• _Your task_:
Repeat the material verbatim. Images are excluded from the copy.

• _Provided material_:
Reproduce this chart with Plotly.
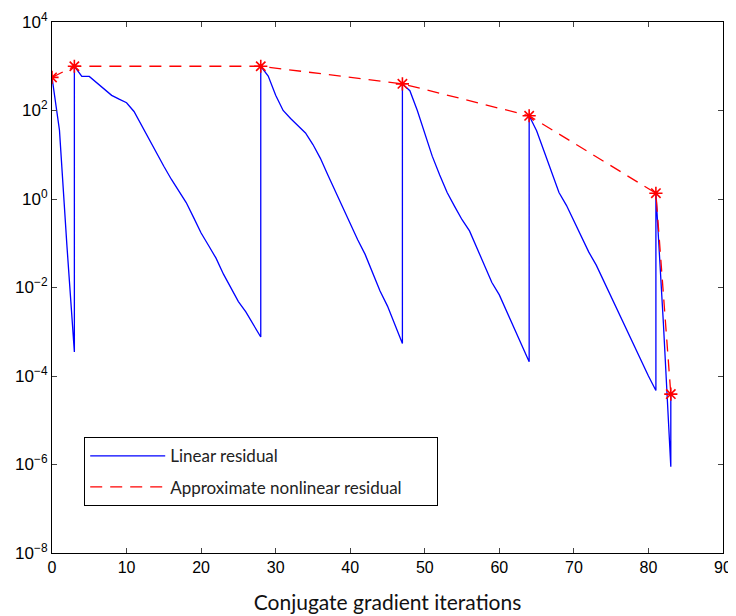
import plotly.graph_objects as go

# Linear residual (CG iterations, restart points repeat the x value)
lin_x = [0, 1, 2, 3,
         3, 4, 5, 6, 7, 8, 9, 10, 11, 12, 13, 14, 15, 16, 17, 18, 19, 20, 21, 22, 23, 24, 25, 26, 27, 28,
         28, 29, 30, 31, 32, 33, 34, 35, 36, 37, 38, 39, 40, 41, 42, 43, 44, 45, 46, 47,
         47, 48, 49, 50, 51, 52, 53, 54, 55, 56, 57, 58, 59, 60, 61, 62, 63, 64,
         64, 65, 66, 67, 68, 69, 70, 71, 72, 73, 74, 75, 76, 77, 78, 79, 80, 81,
         81, 82, 83, 83]
lin_y = [5.6e2, 3.6e1, 8.9e-2, 3.5e-4,
         1.0e3, 5.9e2, 5.9e2, 4.2e2, 3.0e2, 2.2e2, 1.8e2, 1.5e2, 9.5e1, 4.6e1, 2.3e1, 1.1e1, 5.5, 2.8, 1.5,
         8.3e-1, 3.8e-1, 1.7e-1, 8.9e-2, 4.6e-2, 2.0e-2, 1.0e-2, 4.8e-3, 2.8e-3, 1.5e-3, 7.6e-4,
         1.0e3, 6.0e2, 2.2e2, 1.0e2, 6.6e1, 4.6e1, 3.1e1, 1.7e1, 8.3, 3.5, 1.5, 6.2e-1, 2.6e-1, 1.2e-1,
         5.6e-2, 2.1e-2, 8.3e-3, 3.8e-3, 1.5e-3, 5.4e-4,
         4.0e2, 2.8e2, 1.0e2, 3.2e1, 9.3, 3.5, 1.4, 6.8e-1, 3.4e-1, 1.9e-1, 7.6e-2, 3.0e-2, 1.3e-2,
         6.8e-3, 2.8e-3, 1.2e-3, 5.0e-4, 2.1e-4,
         7.6e1, 3.5e1, 1.2e1, 4.0, 1.4, 7.2e-1, 3.2e-1, 1.4e-1, 6.3e-2, 3.2e-2, 1.4e-2, 6.3e-3, 2.8e-3,
         1.2e-3, 5.0e-4, 2.2e-4, 1.0e-4, 4.7e-5,
         1.35, 1.6e-3, 8.9e-7, 3.9e-5]

# Approximate nonlinear residual at each Newton step
nl_x = [0, 3, 28, 47, 64, 81, 83]
nl_y = [5.6e2, 1.0e3, 1.0e3, 4.0e2, 7.6e1, 1.35, 3.9e-5]

x_ticks = [0, 10, 20, 30, 40, 50, 60, 70, 80, 90]
y_tickvals = [1e-8, 1e-6, 1e-4, 1e-2, 1e0, 1e2, 1e4]
y_ticktext = ["10<sup>\u22128</sup>", "10<sup>\u22126</sup>", "10<sup>\u22124</sup>",
              "10<sup>\u22122</sup>", "10<sup>0</sup>", "10<sup>2</sup>", "10<sup>4</sup>"]

fig = go.Figure()
fig.add_trace(go.Scatter(x=lin_x, y=lin_y, mode="lines", name="Linear residual",
                         line=dict(color="#0000FF", width=1.3), legendgroup="a"))
fig.add_trace(go.Scatter(x=nl_x, y=nl_y, mode="lines",
                         name="Approximate nonlinear residual\u00a0\u00a0\u00a0\u00a0\u00a0\u00a0\u00a0",
                         line=dict(color="#FF0000", width=1.3, dash="12px,8px"), legendgroup="b"))
fig.add_trace(go.Scatter(x=nl_x, y=nl_y, mode="markers", showlegend=False,
                         marker=dict(symbol="asterisk-open", size=11, color="#FF0000",
                                     line=dict(color="#FF0000", width=1.6))))

fig.update_layout(
    width=728, height=608,
    margin=dict(l=44, r=13, t=14, b=63, autoexpand=False),
    paper_bgcolor="white", plot_bgcolor="white",
    font=dict(family="Liberation Sans", color="black", size=16),
    legend=dict(x=0.048, y=0.218, xanchor="left", yanchor="top",
                bordercolor="black", borderwidth=1, bgcolor="white",
                font=dict(family="Lato", size=17, color="#222222"),
                tracegroupgap=6, itemwidth=75),
    xaxis=dict(range=[0, 90], tickvals=x_ticks, ticks="inside", ticklen=5,
               showline=True, linecolor="black", linewidth=1, mirror="ticks",
               showgrid=False, zeroline=False, automargin=False,
               tickfont=dict(family="Liberation Sans", size=16, color="black"),
               title=dict(text="Conjugate gradient iterations", standoff=20,
                          font=dict(family="Lato", size=21, color="#111111"))),
    yaxis=dict(type="log", range=[-8, 4], tickvals=y_tickvals, ticktext=y_ticktext,
               ticks="inside", ticklen=5,
               showline=True, linecolor="black", linewidth=1, mirror="ticks",
               showgrid=False, zeroline=False, automargin=False,
               tickfont=dict(family="Liberation Sans", size=17, color="black")),
)

fig.write_html("out.html")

• _Written solution_:
Reproduce this chart with Plotly.
import plotly.graph_objects as go

# Linear residual (CG iterations, restart points repeat the x value)
lin_x = [0, 1, 2, 3,
         3, 4, 5, 6, 7, 8, 9, 10, 11, 12, 13, 14, 15, 16, 17, 18, 19, 20, 21, 22, 23, 24, 25, 26, 27, 28,
         28, 29, 30, 31, 32, 33, 34, 35, 36, 37, 38, 39, 40, 41, 42, 43, 44, 45, 46, 47,
         47, 48, 49, 50, 51, 52, 53, 54, 55, 56, 57, 58, 59, 60, 61, 62, 63, 64,
         64, 65, 66, 67, 68, 69, 70, 71, 72, 73, 74, 75, 76, 77, 78, 79, 80, 81,
         81, 82, 83, 83]
lin_y = [5.6e2, 3.6e1, 8.9e-2, 3.5e-4,
         1.0e3, 5.9e2, 5.9e2, 4.2e2, 3.0e2, 2.2e2, 1.8e2, 1.5e2, 9.5e1, 4.6e1, 2.3e1, 1.1e1, 5.5, 2.8, 1.5,
         8.3e-1, 3.8e-1, 1.7e-1, 8.9e-2, 4.6e-2, 2.0e-2, 1.0e-2, 4.8e-3, 2.8e-3, 1.5e-3, 7.6e-4,
         1.0e3, 6.0e2, 2.2e2, 1.0e2, 6.6e1, 4.6e1, 3.1e1, 1.7e1, 8.3, 3.5, 1.5, 6.2e-1, 2.6e-1, 1.2e-1,
         5.6e-2, 2.1e-2, 8.3e-3, 3.8e-3, 1.5e-3, 5.4e-4,
         4.0e2, 2.8e2, 1.0e2, 3.2e1, 9.3, 3.5, 1.4, 6.8e-1, 3.4e-1, 1.9e-1, 7.6e-2, 3.0e-2, 1.3e-2,
         6.8e-3, 2.8e-3, 1.2e-3, 5.0e-4, 2.1e-4,
         7.6e1, 3.5e1, 1.2e1, 4.0, 1.4, 7.2e-1, 3.2e-1, 1.4e-1, 6.3e-2, 3.2e-2, 1.4e-2, 6.3e-3, 2.8e-3,
         1.2e-3, 5.0e-4, 2.2e-4, 1.0e-4, 4.7e-5,
         1.35, 1.6e-3, 8.9e-7, 3.9e-5]

# Approximate nonlinear residual at each Newton step
nl_x = [0, 3, 28, 47, 64, 81, 83]
nl_y = [5.6e2, 1.0e3, 1.0e3, 4.0e2, 7.6e1, 1.35, 3.9e-5]

x_ticks = [0, 10, 20, 30, 40, 50, 60, 70, 80, 90]
y_tickvals = [1e-8, 1e-6, 1e-4, 1e-2, 1e0, 1e2, 1e4]
y_ticktext = ["10<sup>\u22128</sup>", "10<sup>\u22126</sup>", "10<sup>\u22124</sup>",
              "10<sup>\u22122</sup>", "10<sup>0</sup>", "10<sup>2</sup>", "10<sup>4</sup>"]

fig = go.Figure()
fig.add_trace(go.Scatter(x=lin_x, y=lin_y, mode="lines", name="Linear residual",
                         line=dict(color="#0000FF", width=1.3), legendgroup="a"))
fig.add_trace(go.Scatter(x=nl_x, y=nl_y, mode="lines",
                         name="Approximate nonlinear residual\u00a0\u00a0\u00a0\u00a0\u00a0\u00a0\u00a0",
                         line=dict(color="#FF0000", width=1.3, dash="12px,8px"), legendgroup="b"))
fig.add_trace(go.Scatter(x=nl_x, y=nl_y, mode="markers", showlegend=False,
                         marker=dict(symbol="asterisk-open", size=11, color="#FF0000",
                                     line=dict(color="#FF0000", width=1.6))))

fig.update_layout(
    width=728, height=608,
    margin=dict(l=44, r=13, t=14, b=63, autoexpand=False),
    paper_bgcolor="white", plot_bgcolor="white",
    font=dict(family="Liberation Sans", color="black", size=16),
    legend=dict(x=0.048, y=0.218, xanchor="left", yanchor="top",
                bordercolor="black", borderwidth=1, bgcolor="white",
                font=dict(family="Lato", size=17, color="#222222"),
                tracegroupgap=6, itemwidth=75),
    xaxis=dict(range=[0, 90], tickvals=x_ticks, ticks="inside", ticklen=5,
               showline=True, linecolor="black", linewidth=1, mirror="ticks",
               showgrid=False, zeroline=False, automargin=False,
               tickfont=dict(family="Liberation Sans", size=16, color="black"),
               title=dict(text="Conjugate gradient iterations", standoff=20,
                          font=dict(family="Lato", size=21, color="#111111"))),
    yaxis=dict(type="log", range=[-8, 4], tickvals=y_tickvals, ticktext=y_ticktext,
               ticks="inside", ticklen=5,
               showline=True, linecolor="black", linewidth=1, mirror="ticks",
               showgrid=False, zeroline=False, automargin=False,
               tickfont=dict(family="Liberation Sans", size=17, color="black")),
)

fig.write_html("out.html")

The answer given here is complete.